Thirdly and in light of the above, Vienna’s allusion to European solidarity can be seen in a different light. Austria was aware that acquiescing to France’s demand for troops would ensure Paris’ support and lobbying of African leaders for Vienna’s non-permanent seat. Consequently, European ‘solidarity’ was not necessarily altruistic and displayed signs of national interest calculations. Moreover, documents of the Austrian ministry of defence demonstrate that France assisted Austrian troops at home and instructed Vienna’s officers in the hexagon before the mission was launched. Thus, a certain trade-off for Austria’s participation is noticeable.
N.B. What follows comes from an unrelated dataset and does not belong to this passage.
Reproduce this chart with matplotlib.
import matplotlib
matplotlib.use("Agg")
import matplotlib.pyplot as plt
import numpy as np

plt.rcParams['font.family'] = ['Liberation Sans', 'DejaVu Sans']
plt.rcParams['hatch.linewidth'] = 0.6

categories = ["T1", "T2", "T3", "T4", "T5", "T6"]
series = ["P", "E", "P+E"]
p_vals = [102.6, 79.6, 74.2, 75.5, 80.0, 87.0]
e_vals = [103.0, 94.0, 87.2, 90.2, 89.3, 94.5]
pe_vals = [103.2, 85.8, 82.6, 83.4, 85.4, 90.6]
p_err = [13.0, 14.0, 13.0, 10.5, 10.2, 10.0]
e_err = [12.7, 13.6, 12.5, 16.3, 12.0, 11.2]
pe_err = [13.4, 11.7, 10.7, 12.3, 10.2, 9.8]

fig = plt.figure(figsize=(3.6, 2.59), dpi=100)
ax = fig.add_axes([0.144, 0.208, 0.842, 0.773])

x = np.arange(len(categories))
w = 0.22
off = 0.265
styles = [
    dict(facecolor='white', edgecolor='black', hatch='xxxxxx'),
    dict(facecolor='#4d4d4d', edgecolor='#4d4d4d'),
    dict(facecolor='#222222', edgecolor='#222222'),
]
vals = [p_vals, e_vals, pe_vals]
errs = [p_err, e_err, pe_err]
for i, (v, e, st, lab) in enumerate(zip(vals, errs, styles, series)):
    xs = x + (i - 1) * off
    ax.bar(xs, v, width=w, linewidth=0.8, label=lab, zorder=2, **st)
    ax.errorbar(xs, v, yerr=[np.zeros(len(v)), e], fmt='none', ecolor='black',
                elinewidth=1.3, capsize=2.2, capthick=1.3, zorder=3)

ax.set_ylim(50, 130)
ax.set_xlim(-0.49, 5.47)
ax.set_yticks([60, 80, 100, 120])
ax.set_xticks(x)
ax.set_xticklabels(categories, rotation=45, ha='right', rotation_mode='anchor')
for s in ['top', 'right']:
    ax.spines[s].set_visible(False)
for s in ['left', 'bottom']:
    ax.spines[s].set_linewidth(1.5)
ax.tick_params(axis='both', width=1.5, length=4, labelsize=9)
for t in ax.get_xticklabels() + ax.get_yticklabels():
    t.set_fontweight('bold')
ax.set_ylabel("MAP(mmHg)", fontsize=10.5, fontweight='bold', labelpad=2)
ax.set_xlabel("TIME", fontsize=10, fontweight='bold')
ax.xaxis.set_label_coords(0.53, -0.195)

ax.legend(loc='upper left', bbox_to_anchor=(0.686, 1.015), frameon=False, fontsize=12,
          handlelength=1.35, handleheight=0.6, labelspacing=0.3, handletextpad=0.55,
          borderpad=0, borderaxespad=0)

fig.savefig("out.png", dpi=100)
Finally, to illustrate further that national self-interest played a considerable role, we must come to grips with the Austrian government’s role in the decision-making process, where it presented itself as a ‘black box’ rather than a transparent actor. Despite over-stretched resources and a traditional unfavourable public opinion to overseas deployments – in November 2007 59% deemed the mission in violation of Austria’s neutrality and 64% rejected it outright – the government doggedly pursued its course of action. In so doing, the government ‘unintentionally’ failed to provide an important intelligence document (Militärstrategische Weisung No. 2) to the responsible parliamentary committee before the EUFOR vote on 9 November 2007. The document highlighted that the situation in Chad was unstable, dangerous for Austrian troops and that France’s involvement was not impartial. Bearing in mind the intense discussions at the time, it can be inferred that this information could have put the parliamentary majority at risk.
Hence we can conclude that Austria followed a rather clear underlying national agenda, which displayed signs of traditional governmental self-interest that diverged from official Austrian and EU motivations. This leads us to two more general conclusions.
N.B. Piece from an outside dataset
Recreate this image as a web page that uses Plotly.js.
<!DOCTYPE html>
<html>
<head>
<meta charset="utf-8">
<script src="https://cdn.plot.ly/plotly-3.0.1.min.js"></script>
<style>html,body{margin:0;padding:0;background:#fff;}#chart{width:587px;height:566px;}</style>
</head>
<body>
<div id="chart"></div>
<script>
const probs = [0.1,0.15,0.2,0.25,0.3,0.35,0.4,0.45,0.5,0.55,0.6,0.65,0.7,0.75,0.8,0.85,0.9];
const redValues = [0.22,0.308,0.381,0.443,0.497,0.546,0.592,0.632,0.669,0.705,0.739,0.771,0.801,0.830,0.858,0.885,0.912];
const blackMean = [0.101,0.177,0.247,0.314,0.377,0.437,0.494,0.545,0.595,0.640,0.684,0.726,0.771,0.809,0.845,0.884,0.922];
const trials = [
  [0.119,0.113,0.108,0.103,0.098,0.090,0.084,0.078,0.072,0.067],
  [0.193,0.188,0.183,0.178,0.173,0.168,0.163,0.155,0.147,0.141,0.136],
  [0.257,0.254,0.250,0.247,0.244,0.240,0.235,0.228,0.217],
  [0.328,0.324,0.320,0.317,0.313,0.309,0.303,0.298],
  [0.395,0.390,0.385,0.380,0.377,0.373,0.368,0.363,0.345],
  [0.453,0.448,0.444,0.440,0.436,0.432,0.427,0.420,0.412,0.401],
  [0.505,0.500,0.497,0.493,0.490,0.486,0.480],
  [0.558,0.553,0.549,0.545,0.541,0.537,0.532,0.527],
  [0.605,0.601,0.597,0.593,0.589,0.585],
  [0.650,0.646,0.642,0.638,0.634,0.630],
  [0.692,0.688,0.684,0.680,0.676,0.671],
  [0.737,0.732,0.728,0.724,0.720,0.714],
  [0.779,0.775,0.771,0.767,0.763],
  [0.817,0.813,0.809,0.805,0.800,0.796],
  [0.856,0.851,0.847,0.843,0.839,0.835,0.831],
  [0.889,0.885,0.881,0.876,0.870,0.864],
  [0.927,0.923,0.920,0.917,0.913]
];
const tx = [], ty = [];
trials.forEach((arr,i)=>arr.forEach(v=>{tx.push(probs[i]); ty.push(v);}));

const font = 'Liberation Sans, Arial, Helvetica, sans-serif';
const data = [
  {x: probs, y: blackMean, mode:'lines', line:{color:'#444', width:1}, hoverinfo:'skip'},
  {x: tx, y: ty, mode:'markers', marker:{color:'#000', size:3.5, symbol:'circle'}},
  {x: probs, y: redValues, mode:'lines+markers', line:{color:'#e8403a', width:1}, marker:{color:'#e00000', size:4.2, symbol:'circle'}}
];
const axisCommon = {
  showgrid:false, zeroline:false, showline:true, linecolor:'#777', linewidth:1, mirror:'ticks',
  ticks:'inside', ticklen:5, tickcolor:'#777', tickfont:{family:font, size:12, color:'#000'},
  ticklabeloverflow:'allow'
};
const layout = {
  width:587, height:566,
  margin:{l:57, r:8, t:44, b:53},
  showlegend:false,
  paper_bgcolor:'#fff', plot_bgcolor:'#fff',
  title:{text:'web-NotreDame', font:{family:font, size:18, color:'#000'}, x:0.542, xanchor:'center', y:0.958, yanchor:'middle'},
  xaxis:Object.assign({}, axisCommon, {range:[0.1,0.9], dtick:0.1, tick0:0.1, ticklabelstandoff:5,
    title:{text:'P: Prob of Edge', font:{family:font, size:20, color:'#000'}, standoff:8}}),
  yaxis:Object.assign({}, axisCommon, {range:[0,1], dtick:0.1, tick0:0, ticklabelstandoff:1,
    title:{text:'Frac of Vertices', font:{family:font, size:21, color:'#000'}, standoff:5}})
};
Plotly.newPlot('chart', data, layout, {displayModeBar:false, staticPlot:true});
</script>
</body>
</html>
On a practical level, we can discern that it is not a prerequisite that EU interests and national interests completely converge in order to launch a mission, as long as national interests can be satisfied alongside the official European interest. This tendency will be the more pronounced, the more distant the mission scenarios will be. Argumentum e contrario, engagement in Europe’s vicinity finds more support and common interest than missions far away – as the cumbersome force generation process and difficult financing of EUFOR further underlines. Nonetheless, in the future the EU could be more pro-active and cater to member states interests by presenting more clearly the possible beneficial effects of a mission for national agendas. Talking openly about the gains for governments would not only be more transparent but could help overcome the continuous reference to ‘European solidarity’, which alone is not enough anymore to muster contingents for distant CSDP missions.
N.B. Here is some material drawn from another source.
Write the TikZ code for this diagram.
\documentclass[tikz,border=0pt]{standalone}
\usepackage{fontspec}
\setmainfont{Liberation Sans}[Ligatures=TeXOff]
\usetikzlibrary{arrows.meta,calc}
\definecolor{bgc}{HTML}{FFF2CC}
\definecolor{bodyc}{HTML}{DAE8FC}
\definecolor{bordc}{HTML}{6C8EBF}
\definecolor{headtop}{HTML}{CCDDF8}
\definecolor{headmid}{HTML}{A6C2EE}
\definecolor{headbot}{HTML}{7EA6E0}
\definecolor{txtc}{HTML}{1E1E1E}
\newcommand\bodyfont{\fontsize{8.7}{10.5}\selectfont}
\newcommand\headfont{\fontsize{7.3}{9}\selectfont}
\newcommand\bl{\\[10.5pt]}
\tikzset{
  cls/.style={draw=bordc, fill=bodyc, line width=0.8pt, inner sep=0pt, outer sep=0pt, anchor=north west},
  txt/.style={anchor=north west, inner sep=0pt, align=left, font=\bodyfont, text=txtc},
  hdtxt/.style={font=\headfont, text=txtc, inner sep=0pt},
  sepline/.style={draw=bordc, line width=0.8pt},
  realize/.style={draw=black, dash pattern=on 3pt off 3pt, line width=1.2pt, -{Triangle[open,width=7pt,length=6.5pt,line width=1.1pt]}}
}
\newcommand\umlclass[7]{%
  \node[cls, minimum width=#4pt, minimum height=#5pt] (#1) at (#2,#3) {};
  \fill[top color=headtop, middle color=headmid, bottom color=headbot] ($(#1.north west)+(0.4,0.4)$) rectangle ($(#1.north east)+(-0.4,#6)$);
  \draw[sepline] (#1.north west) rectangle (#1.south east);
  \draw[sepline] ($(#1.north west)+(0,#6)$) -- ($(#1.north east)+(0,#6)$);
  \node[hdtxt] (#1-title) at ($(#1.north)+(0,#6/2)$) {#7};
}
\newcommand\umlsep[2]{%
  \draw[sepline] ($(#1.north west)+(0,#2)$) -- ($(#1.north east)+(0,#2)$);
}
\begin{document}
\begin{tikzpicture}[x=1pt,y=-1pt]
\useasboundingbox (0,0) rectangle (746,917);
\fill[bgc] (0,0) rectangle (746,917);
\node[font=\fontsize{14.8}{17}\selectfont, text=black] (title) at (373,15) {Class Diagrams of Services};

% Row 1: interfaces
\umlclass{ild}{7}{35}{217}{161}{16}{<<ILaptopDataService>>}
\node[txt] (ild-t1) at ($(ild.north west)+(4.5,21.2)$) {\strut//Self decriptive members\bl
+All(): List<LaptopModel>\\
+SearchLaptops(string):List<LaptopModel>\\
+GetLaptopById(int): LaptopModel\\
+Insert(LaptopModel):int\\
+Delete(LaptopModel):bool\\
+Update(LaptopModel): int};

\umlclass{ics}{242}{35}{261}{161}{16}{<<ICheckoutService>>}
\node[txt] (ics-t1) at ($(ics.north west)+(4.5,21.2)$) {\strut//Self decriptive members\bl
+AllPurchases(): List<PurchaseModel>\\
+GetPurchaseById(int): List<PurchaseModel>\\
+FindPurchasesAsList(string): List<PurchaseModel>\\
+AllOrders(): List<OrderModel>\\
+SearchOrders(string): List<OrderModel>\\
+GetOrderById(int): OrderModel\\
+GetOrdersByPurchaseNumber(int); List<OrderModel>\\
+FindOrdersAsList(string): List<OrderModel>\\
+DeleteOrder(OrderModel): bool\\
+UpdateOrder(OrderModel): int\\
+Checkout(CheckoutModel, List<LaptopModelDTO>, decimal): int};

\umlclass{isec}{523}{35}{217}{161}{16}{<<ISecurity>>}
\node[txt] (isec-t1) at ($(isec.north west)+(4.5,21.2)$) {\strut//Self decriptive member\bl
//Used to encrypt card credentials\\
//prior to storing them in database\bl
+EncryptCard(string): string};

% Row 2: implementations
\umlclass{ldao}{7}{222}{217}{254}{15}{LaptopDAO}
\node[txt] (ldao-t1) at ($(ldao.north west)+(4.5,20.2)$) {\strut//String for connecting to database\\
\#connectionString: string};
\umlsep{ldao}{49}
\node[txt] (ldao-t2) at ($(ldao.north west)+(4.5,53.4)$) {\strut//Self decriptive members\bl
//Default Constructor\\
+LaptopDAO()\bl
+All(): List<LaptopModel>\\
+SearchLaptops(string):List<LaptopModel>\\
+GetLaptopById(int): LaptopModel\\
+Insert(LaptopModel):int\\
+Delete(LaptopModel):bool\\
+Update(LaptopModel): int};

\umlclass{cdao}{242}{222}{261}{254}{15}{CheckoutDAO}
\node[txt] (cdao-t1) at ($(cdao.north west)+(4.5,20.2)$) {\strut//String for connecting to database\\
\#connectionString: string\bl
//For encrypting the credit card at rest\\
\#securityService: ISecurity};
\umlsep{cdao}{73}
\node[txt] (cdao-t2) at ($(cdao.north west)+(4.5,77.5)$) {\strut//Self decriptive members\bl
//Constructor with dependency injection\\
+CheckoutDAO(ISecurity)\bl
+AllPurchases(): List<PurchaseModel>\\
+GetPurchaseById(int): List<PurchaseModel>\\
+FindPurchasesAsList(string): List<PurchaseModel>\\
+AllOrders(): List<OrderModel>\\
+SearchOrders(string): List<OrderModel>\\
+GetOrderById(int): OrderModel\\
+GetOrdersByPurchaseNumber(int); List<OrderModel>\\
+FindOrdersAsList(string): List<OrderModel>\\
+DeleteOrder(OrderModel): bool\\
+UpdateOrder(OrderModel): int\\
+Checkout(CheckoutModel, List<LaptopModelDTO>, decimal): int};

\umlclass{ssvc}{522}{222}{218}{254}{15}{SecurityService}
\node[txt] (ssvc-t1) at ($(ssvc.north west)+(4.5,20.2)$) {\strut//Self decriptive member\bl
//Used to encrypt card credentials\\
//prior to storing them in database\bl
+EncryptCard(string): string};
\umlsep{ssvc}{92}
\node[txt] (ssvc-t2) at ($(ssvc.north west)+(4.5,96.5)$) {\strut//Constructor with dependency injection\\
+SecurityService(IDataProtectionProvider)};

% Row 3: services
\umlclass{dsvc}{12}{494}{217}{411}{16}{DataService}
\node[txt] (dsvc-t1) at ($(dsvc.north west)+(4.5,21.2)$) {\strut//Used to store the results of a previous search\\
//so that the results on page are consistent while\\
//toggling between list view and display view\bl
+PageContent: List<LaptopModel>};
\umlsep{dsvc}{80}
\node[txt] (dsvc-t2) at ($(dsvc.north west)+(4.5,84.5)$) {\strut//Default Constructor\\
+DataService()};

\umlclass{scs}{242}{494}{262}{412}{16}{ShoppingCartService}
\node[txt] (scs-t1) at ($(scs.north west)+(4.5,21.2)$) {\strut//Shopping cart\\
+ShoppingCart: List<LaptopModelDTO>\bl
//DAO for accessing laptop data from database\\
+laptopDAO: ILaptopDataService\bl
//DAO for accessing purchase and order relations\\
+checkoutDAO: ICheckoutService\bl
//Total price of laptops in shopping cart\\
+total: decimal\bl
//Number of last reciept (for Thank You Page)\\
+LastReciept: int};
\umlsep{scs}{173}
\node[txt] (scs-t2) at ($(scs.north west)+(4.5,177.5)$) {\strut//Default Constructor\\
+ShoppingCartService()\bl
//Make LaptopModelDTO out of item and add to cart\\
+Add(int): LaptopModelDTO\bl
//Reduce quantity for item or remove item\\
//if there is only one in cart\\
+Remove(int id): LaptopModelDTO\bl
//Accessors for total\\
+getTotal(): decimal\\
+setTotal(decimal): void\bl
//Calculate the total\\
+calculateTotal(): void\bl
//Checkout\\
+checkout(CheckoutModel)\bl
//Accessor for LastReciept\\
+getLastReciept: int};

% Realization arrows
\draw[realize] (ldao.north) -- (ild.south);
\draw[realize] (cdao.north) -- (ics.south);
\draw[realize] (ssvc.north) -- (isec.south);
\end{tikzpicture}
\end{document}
On a theoretical level, it is imperative to go beyond mere discourse analysis and empirically scrutinize parallel political agendas. While Europeanization and constructivist approaches offer attractive tools to analyse European military operations, a more complete assessment with the help of traditional realist variables helps us to solve the puzzle of member states’ motivations.
This does not mean that above, realist explanations of self-interest (influence on the international scene, relative-power considerations vis-à-vis other states, cooperation with trade-offs and rational ‘black box’ government behaviour) are the only or most prominent motives. On the contrary, in the hybrid and fluctuating character of the EU’s CSDP, several facets and motivations materialize. While they might fit together awkwardly at first sight, a mutual co-existence of self-interested and more altruistic motivations is not to be ruled out. Ultimately altruism does not mean that self-interests must be sidelined, and vice-versa.